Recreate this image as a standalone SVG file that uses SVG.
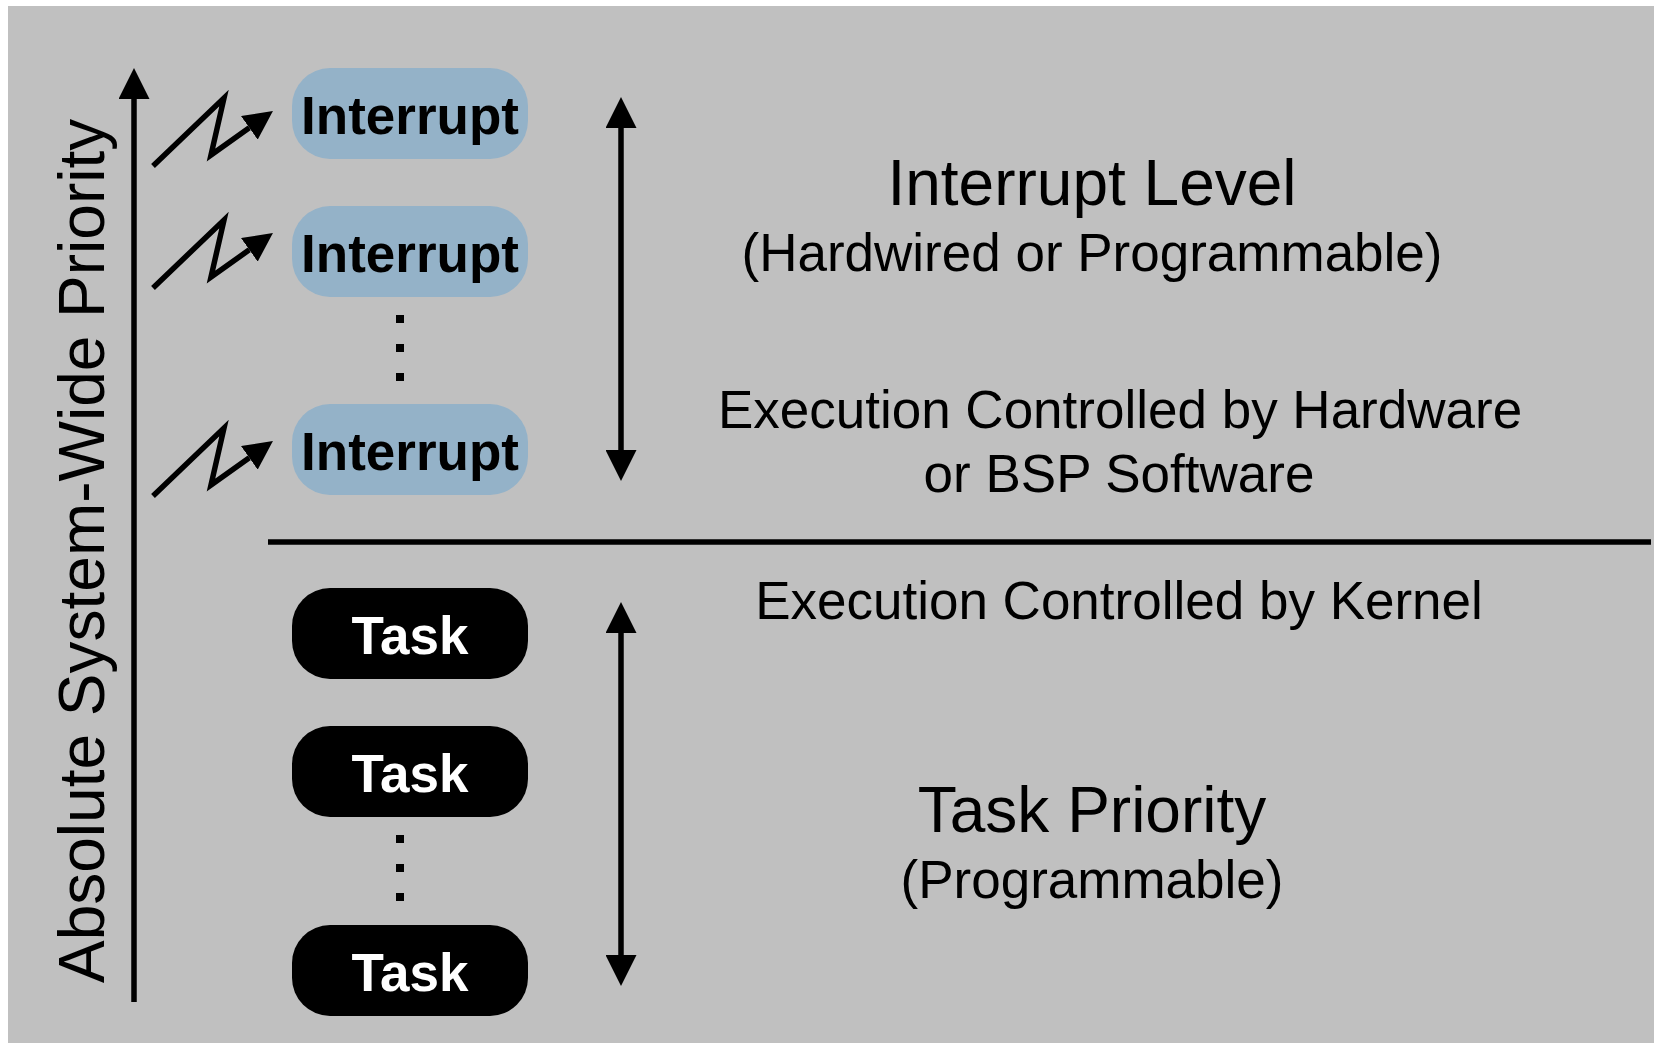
<svg xmlns="http://www.w3.org/2000/svg" width="1654" height="1043" viewBox="0 0 1654 1043">
  <style>
    .node-int { fill: #94b2c8; }
    .node-task { fill: #000000; }
    .lbl { font-family: "Liberation Sans", Arial, sans-serif; font-weight: bold; font-size: 53px; text-anchor: middle; }
    .int-lbl { fill: #000000; }
    .task-lbl { fill: #ffffff; }
    .txt { font-family: "Liberation Sans", Arial, sans-serif; fill: #000000; text-anchor: middle; }
    .big { font-size: 64px; }
    .mid { font-size: 53px; }
    .conn { stroke: #000000; stroke-width: 5.5; fill: none; }
    .dot { fill: #000000; }
  </style>
  <defs>
    <marker id="head" markerUnits="userSpaceOnUse" markerWidth="31" markerHeight="31" viewBox="0 0 30 30" refX="0" refY="15" orient="auto-start-reverse">
      <path d="M0,0 L30,15 L0,30 Z" fill="#000000"/>
    </marker>
    <marker id="bolthead" markerUnits="userSpaceOnUse" markerWidth="29" markerHeight="29" viewBox="0 0 30 30" refX="0" refY="15" orient="auto">
      <path d="M0,0 L30,15 L0,30 Z" fill="#000000"/>
    </marker>
    <g id="bolt">
      <polyline class="conn" stroke-linejoin="miter" points="0,0 71,-68 58,-11 96.3,-38.2" marker-end="url(#bolthead)"/>
    </g>
  </defs>

  <rect x="8" y="6" width="1646" height="1037" fill="#c0c0c0"/>

  <g id="axis-label">
    <text class="txt" font-size="64" transform="translate(104,983) rotate(-90)" style="text-anchor:start">Absolute System-Wide Priority</text>
  </g>

  <g id="connectors">
    <line class="conn" x1="134" y1="1002" x2="134" y2="99" stroke-width="6" marker-end="url(#head)"/>
    <line class="conn" x1="621" y1="128" x2="621" y2="450" marker-start="url(#head)" marker-end="url(#head)"/>
    <line class="conn" x1="621" y1="633" x2="621" y2="955" marker-start="url(#head)" marker-end="url(#head)"/>
    <line class="conn" x1="268" y1="542" x2="1651" y2="542" stroke-width="6"/>
    <use href="#bolt" transform="translate(153,166)"/>
    <use href="#bolt" transform="translate(153,288)"/>
    <use href="#bolt" transform="translate(153,496)"/>
  </g>

  <g id="interrupt-1">
    <rect class="node-int" x="292" y="68" width="236" height="91" rx="38" ry="38"/>
    <text class="lbl int-lbl" x="410" y="134">Interrupt</text>
  </g>
  <g id="interrupt-2">
    <rect class="node-int" x="292" y="206" width="236" height="91" rx="38" ry="38"/>
    <text class="lbl int-lbl" x="410" y="272">Interrupt</text>
  </g>
  <g id="interrupt-dots">
    <rect class="dot" x="396" y="315" width="8" height="8"/>
    <rect class="dot" x="396" y="344" width="8" height="8"/>
    <rect class="dot" x="396" y="373" width="8" height="8"/>
  </g>
  <g id="interrupt-3">
    <rect class="node-int" x="292" y="404" width="236" height="91" rx="38" ry="38"/>
    <text class="lbl int-lbl" x="410" y="470">Interrupt</text>
  </g>

  <g id="task-1">
    <rect class="node-task" x="292" y="588" width="236" height="91" rx="38" ry="38"/>
    <text class="lbl task-lbl" x="410" y="654">Task</text>
  </g>
  <g id="task-2">
    <rect class="node-task" x="292" y="726" width="236" height="91" rx="38" ry="38"/>
    <text class="lbl task-lbl" x="410" y="792">Task</text>
  </g>
  <g id="task-dots">
    <rect class="dot" x="396" y="835" width="8" height="8"/>
    <rect class="dot" x="396" y="864" width="8" height="8"/>
    <rect class="dot" x="396" y="893" width="8" height="8"/>
  </g>
  <g id="task-3">
    <rect class="node-task" x="292" y="925" width="236" height="91" rx="38" ry="38"/>
    <text class="lbl task-lbl" x="410" y="991">Task</text>
  </g>

  <g id="interrupt-level-text">
    <text class="txt big" x="1092" y="205">Interrupt Level</text>
    <text class="txt mid" x="1092" y="271">(Hardwired or Programmable)</text>
    <text class="txt mid" x="1120" y="428">Execution Controlled by Hardware</text>
    <text class="txt mid" x="1119" y="492">or BSP Software</text>
  </g>
  <g id="task-level-text">
    <text class="txt mid" x="1119" y="619">Execution Controlled by Kernel</text>
    <text class="txt big" x="1092" y="832">Task Priority</text>
    <text class="txt mid" x="1092" y="898">(Programmable)</text>
  </g>
</svg>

# TASK DESCRIPTION
Return all of the data exactly as written, and drop the pictures.

# EXERCISE RESULT
Recreate this image as a standalone SVG file that uses SVG.
<svg xmlns="http://www.w3.org/2000/svg" width="1654" height="1043" viewBox="0 0 1654 1043">
  <style>
    .node-int { fill: #94b2c8; }
    .node-task { fill: #000000; }
    .lbl { font-family: "Liberation Sans", Arial, sans-serif; font-weight: bold; font-size: 53px; text-anchor: middle; }
    .int-lbl { fill: #000000; }
    .task-lbl { fill: #ffffff; }
    .txt { font-family: "Liberation Sans", Arial, sans-serif; fill: #000000; text-anchor: middle; }
    .big { font-size: 64px; }
    .mid { font-size: 53px; }
    .conn { stroke: #000000; stroke-width: 5.5; fill: none; }
    .dot { fill: #000000; }
  </style>
  <defs>
    <marker id="head" markerUnits="userSpaceOnUse" markerWidth="31" markerHeight="31" viewBox="0 0 30 30" refX="0" refY="15" orient="auto-start-reverse">
      <path d="M0,0 L30,15 L0,30 Z" fill="#000000"/>
    </marker>
    <marker id="bolthead" markerUnits="userSpaceOnUse" markerWidth="29" markerHeight="29" viewBox="0 0 30 30" refX="0" refY="15" orient="auto">
      <path d="M0,0 L30,15 L0,30 Z" fill="#000000"/>
    </marker>
    <g id="bolt">
      <polyline class="conn" stroke-linejoin="miter" points="0,0 71,-68 58,-11 96.3,-38.2" marker-end="url(#bolthead)"/>
    </g>
  </defs>

  <rect x="8" y="6" width="1646" height="1037" fill="#c0c0c0"/>

  <g id="axis-label">
    <text class="txt" font-size="64" transform="translate(104,983) rotate(-90)" style="text-anchor:start">Absolute System-Wide Priority</text>
  </g>

  <g id="connectors">
    <line class="conn" x1="134" y1="1002" x2="134" y2="99" stroke-width="6" marker-end="url(#head)"/>
    <line class="conn" x1="621" y1="128" x2="621" y2="450" marker-start="url(#head)" marker-end="url(#head)"/>
    <line class="conn" x1="621" y1="633" x2="621" y2="955" marker-start="url(#head)" marker-end="url(#head)"/>
    <line class="conn" x1="268" y1="542" x2="1651" y2="542" stroke-width="6"/>
    <use href="#bolt" transform="translate(153,166)"/>
    <use href="#bolt" transform="translate(153,288)"/>
    <use href="#bolt" transform="translate(153,496)"/>
  </g>

  <g id="interrupt-1">
    <rect class="node-int" x="292" y="68" width="236" height="91" rx="38" ry="38"/>
    <text class="lbl int-lbl" x="410" y="134">Interrupt</text>
  </g>
  <g id="interrupt-2">
    <rect class="node-int" x="292" y="206" width="236" height="91" rx="38" ry="38"/>
    <text class="lbl int-lbl" x="410" y="272">Interrupt</text>
  </g>
  <g id="interrupt-dots">
    <rect class="dot" x="396" y="315" width="8" height="8"/>
    <rect class="dot" x="396" y="344" width="8" height="8"/>
    <rect class="dot" x="396" y="373" width="8" height="8"/>
  </g>
  <g id="interrupt-3">
    <rect class="node-int" x="292" y="404" width="236" height="91" rx="38" ry="38"/>
    <text class="lbl int-lbl" x="410" y="470">Interrupt</text>
  </g>

  <g id="task-1">
    <rect class="node-task" x="292" y="588" width="236" height="91" rx="38" ry="38"/>
    <text class="lbl task-lbl" x="410" y="654">Task</text>
  </g>
  <g id="task-2">
    <rect class="node-task" x="292" y="726" width="236" height="91" rx="38" ry="38"/>
    <text class="lbl task-lbl" x="410" y="792">Task</text>
  </g>
  <g id="task-dots">
    <rect class="dot" x="396" y="835" width="8" height="8"/>
    <rect class="dot" x="396" y="864" width="8" height="8"/>
    <rect class="dot" x="396" y="893" width="8" height="8"/>
  </g>
  <g id="task-3">
    <rect class="node-task" x="292" y="925" width="236" height="91" rx="38" ry="38"/>
    <text class="lbl task-lbl" x="410" y="991">Task</text>
  </g>

  <g id="interrupt-level-text">
    <text class="txt big" x="1092" y="205">Interrupt Level</text>
    <text class="txt mid" x="1092" y="271">(Hardwired or Programmable)</text>
    <text class="txt mid" x="1120" y="428">Execution Controlled by Hardware</text>
    <text class="txt mid" x="1119" y="492">or BSP Software</text>
  </g>
  <g id="task-level-text">
    <text class="txt mid" x="1119" y="619">Execution Controlled by Kernel</text>
    <text class="txt big" x="1092" y="832">Task Priority</text>
    <text class="txt mid" x="1092" y="898">(Programmable)</text>
  </g>
</svg>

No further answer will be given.